● Raw data:
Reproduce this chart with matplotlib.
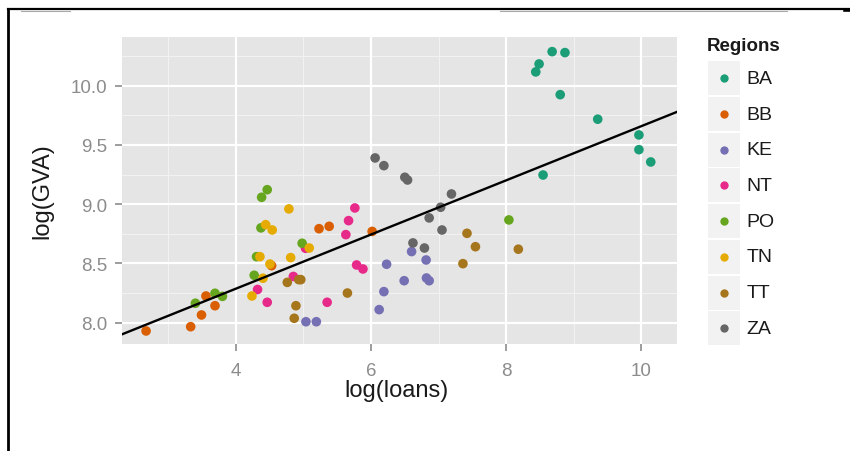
import matplotlib
matplotlib.use("Agg")
import matplotlib.pyplot as plt
from matplotlib.patches import Rectangle
from matplotlib.lines import Line2D
import numpy as np

plt.rcParams['font.family'] = ['Liberation Sans', 'DejaVu Sans']

regions = ["BA", "BB", "KE", "NT", "PO", "TN", "TT", "ZA"]
colors = ["#1B9E77", "#D95F02", "#7570B3", "#E7298A", "#66A61E", "#E6AB02", "#A6761D", "#666666"]

ba_x = [8.68, 8.87, 8.487, 8.438, 8.80, 9.355, 9.965, 9.965, 10.14, 8.546]
ba_y = [10.287, 10.279, 10.183, 10.116, 9.924, 9.717, 9.584, 9.46, 9.356, 9.246]
bb_x = [2.67, 3.33, 3.49, 3.556, 3.69, 4.528, 5.23, 5.38, 6.016]
bb_y = [7.93, 7.966, 8.065, 8.225, 8.143, 8.481, 8.793, 8.813, 8.77]
ke_x = [5.036, 5.19, 6.12, 6.19, 6.23, 6.49, 6.60, 6.815, 6.82, 6.86]
ke_y = [8.008, 8.008, 8.11, 8.262, 8.493, 8.354, 8.60, 8.529, 8.377, 8.354]
nt_x = [4.32, 4.463, 4.85, 5.03, 5.35, 5.627, 5.667, 5.76, 5.786, 5.88]
nt_y = [8.28, 8.172, 8.39, 8.628, 8.172, 8.743, 8.861, 8.968, 8.487, 8.453]
po_x = [3.40, 3.69, 3.80, 4.27, 4.305, 4.37, 4.38, 4.463, 4.98, 8.04]
po_y = [8.164, 8.248, 8.222, 8.40, 8.557, 8.80, 9.058, 9.122, 8.67, 8.867]
tn_x = [4.237, 4.355, 4.40, 4.44, 4.503, 4.537, 4.784, 4.81, 5.085]
tn_y = [8.225, 8.557, 8.375, 8.827, 8.495, 8.782, 8.96, 8.549, 8.63]
tt_x = [4.76, 4.93, 4.96, 4.888, 4.863, 5.65, 7.36, 7.42, 7.545, 8.18]
tt_y = [8.34, 8.363, 8.363, 8.143, 8.037, 8.25, 8.498, 8.754, 8.641, 8.62]
za_x = [6.06, 6.19, 6.50, 6.54, 6.62, 6.79, 6.86, 7.03, 7.05, 7.19]
za_y = [9.39, 9.325, 9.227, 9.204, 8.673, 8.63, 8.884, 8.974, 8.782, 9.086]

xs = [ba_x, bb_x, ke_x, nt_x, po_x, tn_x, tt_x, za_x]
ys = [ba_y, bb_y, ke_y, nt_y, po_y, tn_y, tt_y, za_y]

fit_intercept = 7.373
fit_slope = 0.2285

x_ticks = [4, 6, 8, 10]
y_ticks = [8.0, 8.5, 9.0, 9.5, 10.0]
x_minor = [3, 5, 7, 9]
y_minor = [8.25, 8.75, 9.25, 9.75, 10.25]

W, H = 850, 452
fig = plt.figure(figsize=(W / 100, H / 100), dpi=100)
ax = fig.add_axes([122.3 / W, 1 - 345 / H, (676.7 - 122.3) / W, (345 - 38.3) / H])
ax.set_facecolor("#E5E5E5")
for s in ax.spines.values():
    s.set_visible(False)

xlim = (2.318, 10.524)
ylim = (7.82, 10.408)
ax.set_xlim(*xlim)
ax.set_ylim(*ylim)

for v in x_minor:
    ax.axvline(v, color="#F2F2F2", lw=0.8, zorder=0)
for v in y_minor:
    ax.axhline(v, color="#F2F2F2", lw=0.8, zorder=0)
for v in x_ticks:
    ax.axvline(v, color="white", lw=1.6, zorder=0.5)
for v in y_ticks:
    ax.axhline(v, color="white", lw=1.6, zorder=0.5)

for xv, yv, c in zip(xs, ys, colors):
    ax.scatter(xv, yv, s=48, color=c, edgecolors="none", zorder=2)

lx = np.array(xlim)
ax.plot(lx, fit_intercept + fit_slope * lx, color="black", lw=1.7, zorder=3)

ax.set_xticks(x_ticks)
ax.set_xticklabels([str(t) for t in x_ticks])
ax.set_yticks(y_ticks)
ax.set_yticklabels([f"{t:.1f}" for t in y_ticks])
ax.tick_params(axis="both", colors="#8C8C8C", labelcolor="#8C8C8C", length=5, width=1.2, labelsize=13.5)
ax.tick_params(axis="x", pad=8)
ax.tick_params(axis="y", pad=6)

fig.text(397 / W, 1 - 391 / H, "log(loans)", ha="center", va="center", fontsize=17, color="#1A1A1A")
fig.text(42 / W, 1 - 191.5 / H, "log(GVA)", ha="center", va="center", rotation=90, fontsize=17, color="#1A1A1A")

# legend
fig.text(706.7 / W, 1 - 46.7 / H, "Regions", ha="left", va="center", fontsize=13.5, fontweight="bold", color="#1A1A1A")
for i, (r, c) in enumerate(zip(regions, colors)):
    cy = 79.3 + i * 35.7
    fig.add_artist(Rectangle((707.7 / W, 1 - (cy + 17) / H), 32.5 / W, 34 / H,
                             transform=fig.transFigure, facecolor="#F2F2F2", edgecolor="none"))
    fig.add_artist(Line2D([724 / W], [1 - cy / H], marker="o", markersize=6, color=c,
                          markeredgewidth=0, linestyle="none", transform=fig.transFigure))
    fig.text(746.7 / W, 1 - cy / H, r, ha="left", va="center", fontsize=14, color="#1A1A1A")

# outer frame
fig.add_artist(Line2D([7.5 / W, 1.0], [1 - 10 / H, 1 - 10 / H], color="black", lw=1.6, transform=fig.transFigure))
fig.add_artist(Line2D([845 / W, 1.0], [1 - 10.5 / H, 1 - 10.5 / H], color="black", lw=2.6, transform=fig.transFigure))
fig.add_artist(Line2D([21 / W, 70 / W], [1 - 11.5 / H, 1 - 11.5 / H], color="#AAAAAA", lw=0.8, transform=fig.transFigure))
fig.add_artist(Line2D([500 / W, 787 / W], [1 - 11.5 / H, 1 - 11.5 / H], color="#AAAAAA", lw=0.8, transform=fig.transFigure))
fig.add_artist(Line2D([7.8 / W, 7.8 / W], [1 - 9.5 / H, 0], color="black", lw=2.0, transform=fig.transFigure))

fig.savefig("out.png", dpi=100)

● Written request:
Write out again every line above exactly as given; the pictures do not belong in the copy.

● Complete output:
Reproduce this chart with matplotlib.
import matplotlib
matplotlib.use("Agg")
import matplotlib.pyplot as plt
from matplotlib.patches import Rectangle
from matplotlib.lines import Line2D
import numpy as np

plt.rcParams['font.family'] = ['Liberation Sans', 'DejaVu Sans']

regions = ["BA", "BB", "KE", "NT", "PO", "TN", "TT", "ZA"]
colors = ["#1B9E77", "#D95F02", "#7570B3", "#E7298A", "#66A61E", "#E6AB02", "#A6761D", "#666666"]

ba_x = [8.68, 8.87, 8.487, 8.438, 8.80, 9.355, 9.965, 9.965, 10.14, 8.546]
ba_y = [10.287, 10.279, 10.183, 10.116, 9.924, 9.717, 9.584, 9.46, 9.356, 9.246]
bb_x = [2.67, 3.33, 3.49, 3.556, 3.69, 4.528, 5.23, 5.38, 6.016]
bb_y = [7.93, 7.966, 8.065, 8.225, 8.143, 8.481, 8.793, 8.813, 8.77]
ke_x = [5.036, 5.19, 6.12, 6.19, 6.23, 6.49, 6.60, 6.815, 6.82, 6.86]
ke_y = [8.008, 8.008, 8.11, 8.262, 8.493, 8.354, 8.60, 8.529, 8.377, 8.354]
nt_x = [4.32, 4.463, 4.85, 5.03, 5.35, 5.627, 5.667, 5.76, 5.786, 5.88]
nt_y = [8.28, 8.172, 8.39, 8.628, 8.172, 8.743, 8.861, 8.968, 8.487, 8.453]
po_x = [3.40, 3.69, 3.80, 4.27, 4.305, 4.37, 4.38, 4.463, 4.98, 8.04]
po_y = [8.164, 8.248, 8.222, 8.40, 8.557, 8.80, 9.058, 9.122, 8.67, 8.867]
tn_x = [4.237, 4.355, 4.40, 4.44, 4.503, 4.537, 4.784, 4.81, 5.085]
tn_y = [8.225, 8.557, 8.375, 8.827, 8.495, 8.782, 8.96, 8.549, 8.63]
tt_x = [4.76, 4.93, 4.96, 4.888, 4.863, 5.65, 7.36, 7.42, 7.545, 8.18]
tt_y = [8.34, 8.363, 8.363, 8.143, 8.037, 8.25, 8.498, 8.754, 8.641, 8.62]
za_x = [6.06, 6.19, 6.50, 6.54, 6.62, 6.79, 6.86, 7.03, 7.05, 7.19]
za_y = [9.39, 9.325, 9.227, 9.204, 8.673, 8.63, 8.884, 8.974, 8.782, 9.086]

xs = [ba_x, bb_x, ke_x, nt_x, po_x, tn_x, tt_x, za_x]
ys = [ba_y, bb_y, ke_y, nt_y, po_y, tn_y, tt_y, za_y]

fit_intercept = 7.373
fit_slope = 0.2285

x_ticks = [4, 6, 8, 10]
y_ticks = [8.0, 8.5, 9.0, 9.5, 10.0]
x_minor = [3, 5, 7, 9]
y_minor = [8.25, 8.75, 9.25, 9.75, 10.25]

W, H = 850, 452
fig = plt.figure(figsize=(W / 100, H / 100), dpi=100)
ax = fig.add_axes([122.3 / W, 1 - 345 / H, (676.7 - 122.3) / W, (345 - 38.3) / H])
ax.set_facecolor("#E5E5E5")
for s in ax.spines.values():
    s.set_visible(False)

xlim = (2.318, 10.524)
ylim = (7.82, 10.408)
ax.set_xlim(*xlim)
ax.set_ylim(*ylim)

for v in x_minor:
    ax.axvline(v, color="#F2F2F2", lw=0.8, zorder=0)
for v in y_minor:
    ax.axhline(v, color="#F2F2F2", lw=0.8, zorder=0)
for v in x_ticks:
    ax.axvline(v, color="white", lw=1.6, zorder=0.5)
for v in y_ticks:
    ax.axhline(v, color="white", lw=1.6, zorder=0.5)

for xv, yv, c in zip(xs, ys, colors):
    ax.scatter(xv, yv, s=48, color=c, edgecolors="none", zorder=2)

lx = np.array(xlim)
ax.plot(lx, fit_intercept + fit_slope * lx, color="black", lw=1.7, zorder=3)

ax.set_xticks(x_ticks)
ax.set_xticklabels([str(t) for t in x_ticks])
ax.set_yticks(y_ticks)
ax.set_yticklabels([f"{t:.1f}" for t in y_ticks])
ax.tick_params(axis="both", colors="#8C8C8C", labelcolor="#8C8C8C", length=5, width=1.2, labelsize=13.5)
ax.tick_params(axis="x", pad=8)
ax.tick_params(axis="y", pad=6)

fig.text(397 / W, 1 - 391 / H, "log(loans)", ha="center", va="center", fontsize=17, color="#1A1A1A")
fig.text(42 / W, 1 - 191.5 / H, "log(GVA)", ha="center", va="center", rotation=90, fontsize=17, color="#1A1A1A")

# legend
fig.text(706.7 / W, 1 - 46.7 / H, "Regions", ha="left", va="center", fontsize=13.5, fontweight="bold", color="#1A1A1A")
for i, (r, c) in enumerate(zip(regions, colors)):
    cy = 79.3 + i * 35.7
    fig.add_artist(Rectangle((707.7 / W, 1 - (cy + 17) / H), 32.5 / W, 34 / H,
                             transform=fig.transFigure, facecolor="#F2F2F2", edgecolor="none"))
    fig.add_artist(Line2D([724 / W], [1 - cy / H], marker="o", markersize=6, color=c,
                          markeredgewidth=0, linestyle="none", transform=fig.transFigure))
    fig.text(746.7 / W, 1 - cy / H, r, ha="left", va="center", fontsize=14, color="#1A1A1A")

# outer frame
fig.add_artist(Line2D([7.5 / W, 1.0], [1 - 10 / H, 1 - 10 / H], color="black", lw=1.6, transform=fig.transFigure))
fig.add_artist(Line2D([845 / W, 1.0], [1 - 10.5 / H, 1 - 10.5 / H], color="black", lw=2.6, transform=fig.transFigure))
fig.add_artist(Line2D([21 / W, 70 / W], [1 - 11.5 / H, 1 - 11.5 / H], color="#AAAAAA", lw=0.8, transform=fig.transFigure))
fig.add_artist(Line2D([500 / W, 787 / W], [1 - 11.5 / H, 1 - 11.5 / H], color="#AAAAAA", lw=0.8, transform=fig.transFigure))
fig.add_artist(Line2D([7.8 / W, 7.8 / W], [1 - 9.5 / H, 0], color="black", lw=2.0, transform=fig.transFigure))

fig.savefig("out.png", dpi=100)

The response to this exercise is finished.